Enfin, Marc Lazar semble avoir certaines difficultés à bien différencier les différentes composantes de l’extrême gauche, notamment entre mouvements armés et formations ou tendances politiques : il qualifie ainsi (p. 157) l’Autonomie ouvrière (AutOp) de  « groupe armé » commettant des attentats (qui plus est en 1974, date à laquelle elle n’existe pas encore), alors qu’il s’agit d’une mouvance diffuse regroupant différentes formations politiques et surtout les « centres sociaux », c’est-à-dire les squats – même si nombre de ses militants rejoindront par la suite les Brigades rouges ou d’autres groupes armés. Sur ce point, on peut d’ailleurs s’étonner que le professeur remercie l’un de ses étudiants de lui avoir signalé un passage du Progetto Memoria [^4], la somme de recherches sur l’ensemble des formations armées publiée par la coopérative d’édition de Renato Curcio, le principal fondateur des Brigades rouges. Cette somme constituant la principale source sur le mouvement « de la lutte armée ».

Un ouvrage historiographique qui évoque notamment un point essentiel qui n’apparaît pas dans cette Italie des années de plomb : l’usage de la torture à la fin des années 1970 et le début des années 1980 par les forces spéciales des carabiniers contre les membres des Brigades rouges et d’autres groupes armés, ce qui est pourtant montré avec précision dans le tome IV du Progetto Memoria…

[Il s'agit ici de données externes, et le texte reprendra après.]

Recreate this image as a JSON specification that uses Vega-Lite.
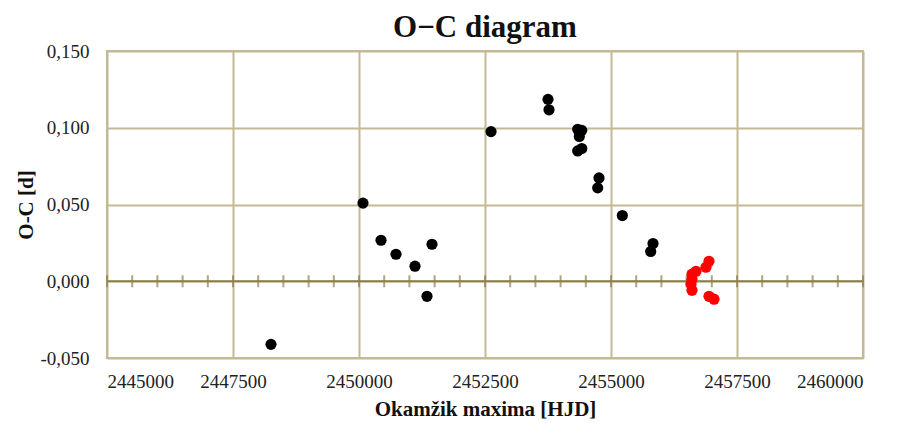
{
  "$schema": "https://vega.github.io/schema/vega-lite/v6.json",
  "width": 756,
  "height": 307,
  "autosize": {"type": "none"},
  "padding": {"left": 107, "top": 51, "right": 34, "bottom": 65},
  "background": "white",
  "title": {
    "text": "O−C diagram",
    "font": "Liberation Serif",
    "fontSize": 31,
    "fontWeight": "bold",
    "color": "#111111",
    "anchor": "middle",
    "offset": -2
  },
  "config": {
    "view": {"stroke": "#c4b995", "strokeWidth": 2},
    "axis": {
      "labelFont": "Liberation Serif",
      "titleFont": "Liberation Serif",
      "labelColor": "#222222",
      "titleColor": "#111111",
      "gridColor": "#c4b995",
      "gridWidth": 2,
      "gridOpacity": 1,
      "domain": false,
      "ticks": false
    }
  },
  "datasets": {
    "points": [
      {"hjd": 2448254, "oc": -0.0411, "set": "a"},
      {"hjd": 2450079, "oc": 0.0509, "set": "a"},
      {"hjd": 2450437, "oc": 0.0267, "set": "a"},
      {"hjd": 2450734, "oc": 0.0176, "set": "a"},
      {"hjd": 2451111, "oc": 0.0098, "set": "a"},
      {"hjd": 2451349, "oc": -0.0098, "set": "a"},
      {"hjd": 2451448, "oc": 0.0241, "set": "a"},
      {"hjd": 2452620, "oc": 0.0975, "set": "a"},
      {"hjd": 2453750, "oc": 0.1185, "set": "a"},
      {"hjd": 2453770, "oc": 0.1117, "set": "a"},
      {"hjd": 2454339, "oc": 0.0990, "set": "a"},
      {"hjd": 2454420, "oc": 0.0983, "set": "a"},
      {"hjd": 2454371, "oc": 0.0943, "set": "a"},
      {"hjd": 2454339, "oc": 0.0849, "set": "a"},
      {"hjd": 2454420, "oc": 0.0865, "set": "a"},
      {"hjd": 2454762, "oc": 0.0673, "set": "a"},
      {"hjd": 2454736, "oc": 0.0608, "set": "a"},
      {"hjd": 2455225, "oc": 0.0428, "set": "a"},
      {"hjd": 2455833, "oc": 0.0246, "set": "a"},
      {"hjd": 2455788, "oc": 0.0194, "set": "a"},
      {"hjd": 2456944, "oc": 0.0130, "set": "b"},
      {"hjd": 2456885, "oc": 0.0091, "set": "b"},
      {"hjd": 2456687, "oc": 0.0065, "set": "b"},
      {"hjd": 2456607, "oc": 0.0046, "set": "b"},
      {"hjd": 2456607, "oc": 0.0013, "set": "b"},
      {"hjd": 2456587, "oc": -0.0020, "set": "b"},
      {"hjd": 2456607, "oc": -0.0059, "set": "b"},
      {"hjd": 2456944, "oc": -0.0098, "set": "b"},
      {"hjd": 2457044, "oc": -0.0117, "set": "b"}
    ],
    "ticks": [
      {"hjd": 2445000, "oc": 0}, {"hjd": 2445500, "oc": 0}, {"hjd": 2446000, "oc": 0},
      {"hjd": 2446500, "oc": 0}, {"hjd": 2447000, "oc": 0}, {"hjd": 2447500, "oc": 0},
      {"hjd": 2448000, "oc": 0}, {"hjd": 2448500, "oc": 0}, {"hjd": 2449000, "oc": 0},
      {"hjd": 2449500, "oc": 0}, {"hjd": 2450000, "oc": 0}, {"hjd": 2450500, "oc": 0},
      {"hjd": 2451000, "oc": 0}, {"hjd": 2451500, "oc": 0}, {"hjd": 2452000, "oc": 0},
      {"hjd": 2452500, "oc": 0}, {"hjd": 2453000, "oc": 0}, {"hjd": 2453500, "oc": 0},
      {"hjd": 2454000, "oc": 0}, {"hjd": 2454500, "oc": 0}, {"hjd": 2455000, "oc": 0},
      {"hjd": 2455500, "oc": 0}, {"hjd": 2456000, "oc": 0}, {"hjd": 2456500, "oc": 0},
      {"hjd": 2457000, "oc": 0}, {"hjd": 2457500, "oc": 0}, {"hjd": 2458000, "oc": 0},
      {"hjd": 2458500, "oc": 0}, {"hjd": 2459000, "oc": 0}, {"hjd": 2459500, "oc": 0},
      {"hjd": 2460000, "oc": 0}
    ],
    "zero": [{"oc": 0}]
  },
  "layer": [
    {
      "data": {"name": "zero"},
      "mark": {"type": "rule", "color": "#8c7f4e", "strokeWidth": 2},
      "encoding": {
        "y": {
          "field": "oc",
          "type": "quantitative",
          "scale": {"domain": [-0.05, 0.15], "nice": false, "zero": false},
          "axis": {
            "values": [-0.05, 0, 0.05, 0.1, 0.15],
            "labelExpr": "replace(replace(format(datum.value, '.3f'), '.', ','), '−', '-')",
            "labelFont": "Liberation Serif",
            "labelFontSize": 19,
            "labelPadding": 18,
            "title": "O-C [d]",
            "titleFont": "Liberation Serif",
            "titleFontSize": 21,
            "titleFontWeight": "bold",
            "titlePadding": 3
          }
        }
      }
    },
    {
      "data": {"name": "ticks"},
      "mark": {"type": "tick", "orient": "vertical", "color": "#8c7f4e", "size": 12, "thickness": 2},
      "encoding": {
        "x": {"field": "hjd", "type": "quantitative"},
        "y": {"field": "oc", "type": "quantitative"}
      }
    },
    {
      "data": {"name": "points"},
      "mark": {"type": "point", "filled": true, "opacity": 1, "size": 125},
      "encoding": {
        "x": {
          "field": "hjd",
          "type": "quantitative",
          "scale": {"domain": [2445000, 2460000], "nice": false, "zero": false},
          "axis": {
            "values": [2445000, 2447500, 2450000, 2452500, 2455000, 2457500, 2460000],
            "format": "d",
            "labelFont": "Liberation Serif",
            "labelFontSize": 19,
            "labelPadding": 14,
            "title": "Okamžik maxima [HJD]",
            "titleFont": "Liberation Serif",
            "titleFontSize": 21,
            "titleFontWeight": "bold",
            "titlePadding": 7
          }
        },
        "y": {"field": "oc", "type": "quantitative"},
        "color": {
          "field": "set",
          "type": "nominal",
          "scale": {"domain": ["a", "b"], "range": ["#000000", "#ff0000"]},
          "legend": null
        }
      }
    }
  ]
}
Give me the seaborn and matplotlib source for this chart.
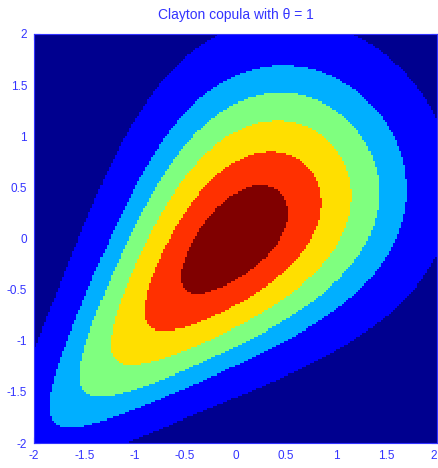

Toutefois, hormis des considérations parfois partiales et des imprécisions
(voir, par exemple, p. 300, sur le congrès de Bologne de septembre 1977, où on lit que défilaient dans les manifestations « plusieurs milliers de brigadistes avec leur passe-montagne sur la tête, brandissant leurs armes » , alors que les Brigades rouges, qui n’ont jamais dépassé les 150 militants, sont une organisation clandestine et que leurs membres sont recherchés…), il n’en reste pas moins que les années de plomb ont trouvé là, enfin, sur bien de leurs nombreux et complexes aspects, un premier ouvrage ouvrant la voie à une recherche plus approfondie. En France également. Il était temps.

[^2]: Presses universitaires de Rennes, 2000, réédité en poche chez le même éditeur en 2008

[^3]: Voir, par exemple, Il Nemico interno (« l’Ennemi intérieur »), Cesare Bermani, Rome, Ed. Odradek, 1997 (non traduit).

[^4]: Ed. Sensibili alle Foglie, Rome, 1994-2000, 5 vol.